Pros
Good food. A lot of time off. Good benefits.
Cons
When Jeff Weiner left the company he took compassionate leadership with him. After Ryan took over we were optimistic for a while, but the next thing you know, people who suck up to their bosses get promoted to senior management, engineers who squeeze the last drop of creativity every day out of themselves get promoted to managers, and now they start squeezing the last drop of creativity every day out of everyone they manage. There is no more compassion in the leadership although they still pretend there is. To be specific: - Work gets scheduled with 5-day work weeks in mind, even though we get many Fridays off. So what do we do? Work on days off to get the work done. Newer engineers are worked to the bone without promotions, refreshes, or any learning opportunities to improve themselves. Senior engineers are occupied too and aren't willing to help guide new members. - Bait and switch. When interviewing candidates, LinkedIn still leads them to believe there's good work-life balance here. But when they enter the company, they're confronted with a completely different reality. - Less pay, but with a good excuses.
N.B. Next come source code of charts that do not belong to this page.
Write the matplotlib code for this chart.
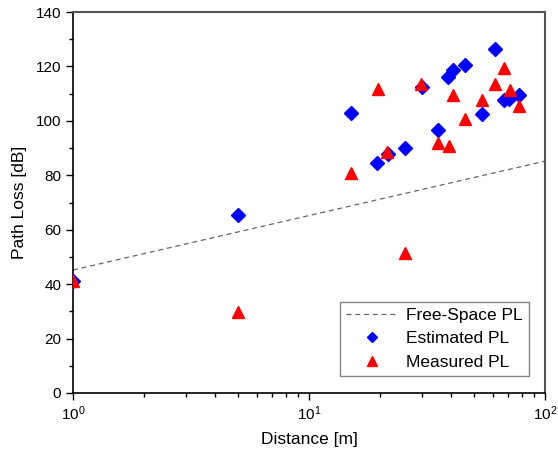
import matplotlib
matplotlib.use("Agg")
import matplotlib.pyplot as plt
from matplotlib.ticker import MultipleLocator, LogLocator

plt.rcParams['font.family'] = ['Liberation Sans', 'DejaVu Sans']
plt.rcParams['mathtext.default'] = 'regular'

fs_dist = [1, 100]
fs_pl = [45.2, 85.2]

est_dist = [1, 5, 15, 19.4, 21.6, 25.5, 30, 35.1, 38.9, 40.6, 45.9, 54.2, 61.6, 67.0, 70.6, 77.4]
est_pl = [41, 65.5, 103, 84.6, 87.7, 90.2, 112.3, 96.7, 116, 118.7, 120.4, 102.6, 126.3, 107.7, 108.2, 109.6]

meas_dist = [1, 5, 15, 19.7, 21.5, 25.5, 29.7, 35.2, 39.1, 40.6, 45.9, 54.2, 61.5, 67.2, 70.8, 77.4]
meas_pl = [41.3, 29.8, 80.8, 111.7, 88.6, 51.6, 113.5, 91.7, 90.8, 109.6, 100.6, 107.6, 113.5, 119.5, 111.4, 105.5]

fig = plt.figure(figsize=(5.58, 4.55), dpi=100)
ax = fig.add_axes([73/558, 1-393/455, (545-73)/558, (393-12)/455])

ax.plot(fs_dist, fs_pl, linestyle=(0, (4, 3)), color='#666666', lw=0.9, label='Free-Space PL', zorder=2)
ax.plot(est_dist, est_pl, linestyle='none', marker='D', ms=6.8, color='#0000ff', mec='#0000ff', label='Estimated PL', zorder=3)
ax.plot(meas_dist, meas_pl, linestyle='none', marker='^', ms=8.5, color='#ff0000', mec='#ff0000', label='Measured PL', zorder=4)

ax.set_xscale('log')
ax.set_xlim(1, 100)
ax.set_ylim(0, 140)
ax.yaxis.set_major_locator(MultipleLocator(20))
ax.yaxis.set_minor_locator(MultipleLocator(10))
ax.xaxis.set_major_locator(LogLocator(base=10, numticks=10))
ax.xaxis.set_minor_locator(LogLocator(base=10, subs=range(2, 10), numticks=10))

ax.tick_params(which='both', direction='out', top=False, right=False, labelsize=11, colors='black')
ax.tick_params(which='major', length=5, width=1)
ax.tick_params(which='minor', length=3, width=1)
for s in ['left', 'bottom']:
    ax.spines[s].set_color('black')
    ax.spines[s].set_linewidth(1.2)
for s in ['top', 'right']:
    ax.spines[s].set_color('#555555')
    ax.spines[s].set_linewidth(1.5)

ax.set_xlabel('Distance [m]', fontsize=12.5, labelpad=6)
ax.set_ylabel('Path Loss [dB]', fontsize=12.5, labelpad=6)

leg = ax.legend(loc='lower right', fontsize=12.5, frameon=True, fancybox=False,
                edgecolor='#666666', handlelength=2.9, handletextpad=0.55,
                borderpad=0.35, labelspacing=0.48, markerscale=0.8,
                borderaxespad=0, bbox_to_anchor=(0.966, 0.045))
leg.get_frame().set_linewidth(1.0)

fig.savefig('out.png', dpi=100)
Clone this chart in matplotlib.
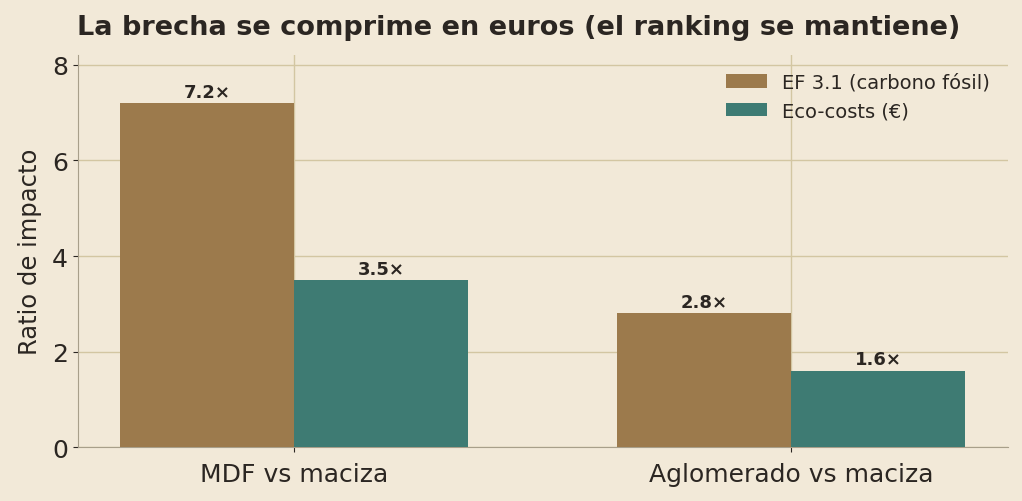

LinkedIn offers a slightly bigger package than many other companies upfront, but there's typically no annual refreshes. And they think this is okay because there's better "work life balance" (there's not). There are rumors going around about people getting annual refreshes for doing good work. I haven't seen one in person. - The tech stack is very old and poorly documented. You're also not expected to find much help from other engineers. You're on your own. Good luck. - New feature development is pointless. I only use LinkedIn to find jobs. Who cares about other features? Somehow we have hundreds of new features under development at any given time (many of them will be deprecated in a year or two, after their product leads get a promotion). There is no meaning in the work.